Disproof of the Continuum Hypothesis and Determination of the Cardinality of Continuum by Approximations of Sets

TL;DR

This paper develops a set theory based on approximations, disproves the Continuum Hypothesis, and characterizes the cardinalities of sets without relying on the Axiom of Choice.

Contribution

It introduces a new set theory (AS) that invalidates some ZF axioms, disproves the Continuum Hypothesis, and provides a novel hierarchy of set cardinalities.

Findings

The Continuum Hypothesis is false in AS.

Sets with perfect subsets have maximal cardinality.

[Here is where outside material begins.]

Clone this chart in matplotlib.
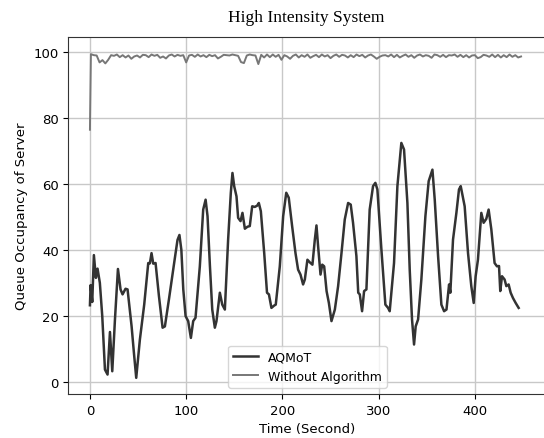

Cardinalities are always comparable without the Axiom of Choice.

Abstract

A set theory is developed based on the approximations of sets and denoted by AS. In AS the set of all sets exists but the argument for Russell's and Cantor's paradox fail. The Axioms of Separation, Replacement and Foundation are not valid. All the other axioms of ZF are valid and all the basic sets, such as complement, intersection and cartesian product, exist although complement is not quite the same set as in ZF. The set of all sets can be equipped with the topology of approximations (Ta). Every set is closed and every function is continuous in Ta. This implies that the Continuum Hypothesis is false. The sets containing a subset which is perfect in Ta are of the greatest cardinality. A simple observation shows that the concept of well-ordering must be defined in a slightly different way than in ZF. We prove that a set can be well-ordered if and only if it has no perfect subset. Therefore the cardinalities of arbitrary sets are always comparable without assuming the Axiom of Choice. The cardinals following the smallest infinite cardinal w are 2w, 3w, ..., w^2, 2w^2, 3w^2, >..., w^3.... each being of greater cardinality than the previous one, which is not the case in ZF. Immediately after these cardinals does not follow w^w which is not a well-orderable set but some well-ordered cardinal k, and this one is followed by the cardinals 2k, 3k, ..., k^2, 2k^2, 3k^2, ..., k^3...., etc. The greatest cardinal is P(w) and is not a well-orderable set. The cofinality of a well-ordered set is either 2 or w. The only regular cardinals are 0, 1, 2, w and P(w). All other cardinals are singular. The only strong limit cardinal is w. The only inaccessible cardinal is P(w). Strongly inaccessible cardinals do not exist.